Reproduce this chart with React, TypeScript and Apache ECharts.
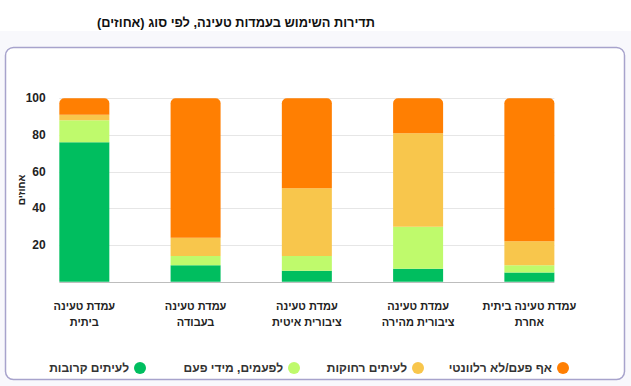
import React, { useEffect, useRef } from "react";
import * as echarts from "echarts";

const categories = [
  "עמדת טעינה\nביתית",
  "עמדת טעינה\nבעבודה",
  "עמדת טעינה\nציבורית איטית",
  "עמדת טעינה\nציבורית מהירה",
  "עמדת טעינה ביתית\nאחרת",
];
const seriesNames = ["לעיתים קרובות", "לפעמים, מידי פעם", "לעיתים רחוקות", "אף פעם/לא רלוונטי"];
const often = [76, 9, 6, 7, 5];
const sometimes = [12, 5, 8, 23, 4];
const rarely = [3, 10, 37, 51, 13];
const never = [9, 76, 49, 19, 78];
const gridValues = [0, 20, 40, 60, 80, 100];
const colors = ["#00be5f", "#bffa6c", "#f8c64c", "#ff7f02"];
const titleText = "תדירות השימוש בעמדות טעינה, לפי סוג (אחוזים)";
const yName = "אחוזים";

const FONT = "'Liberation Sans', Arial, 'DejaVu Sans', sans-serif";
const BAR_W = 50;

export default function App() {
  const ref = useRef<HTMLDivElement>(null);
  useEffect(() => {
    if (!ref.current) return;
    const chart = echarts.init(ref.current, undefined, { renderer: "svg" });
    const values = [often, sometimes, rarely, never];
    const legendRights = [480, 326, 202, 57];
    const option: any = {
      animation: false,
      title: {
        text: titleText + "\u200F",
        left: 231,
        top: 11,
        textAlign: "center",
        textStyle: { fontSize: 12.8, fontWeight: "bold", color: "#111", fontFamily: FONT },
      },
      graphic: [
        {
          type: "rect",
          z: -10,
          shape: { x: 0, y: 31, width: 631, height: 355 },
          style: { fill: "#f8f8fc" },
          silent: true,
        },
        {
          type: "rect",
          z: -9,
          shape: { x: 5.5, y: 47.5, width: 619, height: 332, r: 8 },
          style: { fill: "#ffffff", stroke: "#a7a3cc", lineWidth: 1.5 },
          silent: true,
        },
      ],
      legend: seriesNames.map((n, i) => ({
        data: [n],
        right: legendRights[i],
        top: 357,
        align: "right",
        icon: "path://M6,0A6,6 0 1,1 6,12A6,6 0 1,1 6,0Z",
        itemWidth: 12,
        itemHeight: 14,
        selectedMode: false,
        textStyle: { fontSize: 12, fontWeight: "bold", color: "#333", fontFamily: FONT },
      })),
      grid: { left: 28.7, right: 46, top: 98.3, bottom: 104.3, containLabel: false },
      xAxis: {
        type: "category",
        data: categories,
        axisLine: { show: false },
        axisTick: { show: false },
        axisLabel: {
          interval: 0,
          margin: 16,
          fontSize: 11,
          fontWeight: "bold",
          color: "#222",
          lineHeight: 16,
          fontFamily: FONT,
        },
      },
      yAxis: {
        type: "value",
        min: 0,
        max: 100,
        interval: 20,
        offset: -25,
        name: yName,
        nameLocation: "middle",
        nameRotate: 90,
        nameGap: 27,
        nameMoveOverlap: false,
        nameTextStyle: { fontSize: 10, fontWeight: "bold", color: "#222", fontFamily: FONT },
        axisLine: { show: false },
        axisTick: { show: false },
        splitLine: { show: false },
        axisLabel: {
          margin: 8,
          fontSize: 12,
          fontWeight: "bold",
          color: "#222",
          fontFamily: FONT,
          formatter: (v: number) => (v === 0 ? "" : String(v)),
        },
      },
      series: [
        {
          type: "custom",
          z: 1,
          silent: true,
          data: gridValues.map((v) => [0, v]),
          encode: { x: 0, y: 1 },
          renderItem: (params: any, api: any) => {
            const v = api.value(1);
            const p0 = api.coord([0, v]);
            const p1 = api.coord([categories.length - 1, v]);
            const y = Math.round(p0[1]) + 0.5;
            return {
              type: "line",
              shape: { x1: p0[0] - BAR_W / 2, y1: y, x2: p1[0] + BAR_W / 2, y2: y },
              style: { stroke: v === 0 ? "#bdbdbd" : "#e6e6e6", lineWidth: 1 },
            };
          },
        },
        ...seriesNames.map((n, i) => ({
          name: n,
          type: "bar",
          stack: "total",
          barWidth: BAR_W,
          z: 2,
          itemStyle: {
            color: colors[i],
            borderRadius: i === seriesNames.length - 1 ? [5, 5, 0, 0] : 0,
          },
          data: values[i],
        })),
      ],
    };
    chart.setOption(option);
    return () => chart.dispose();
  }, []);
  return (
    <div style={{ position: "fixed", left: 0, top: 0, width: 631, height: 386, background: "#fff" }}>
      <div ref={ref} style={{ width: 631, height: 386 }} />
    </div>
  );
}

PROBLEM DETAILS » Repeat the listing above from its first line through the line that contains "import * as", both included, and nothing more. Drop the pictures.

CORRECT RESULT »
Reproduce this chart with React, TypeScript and Apache ECharts.
import React, { useEffect, useRef } from "react";
import * as echarts from "echarts";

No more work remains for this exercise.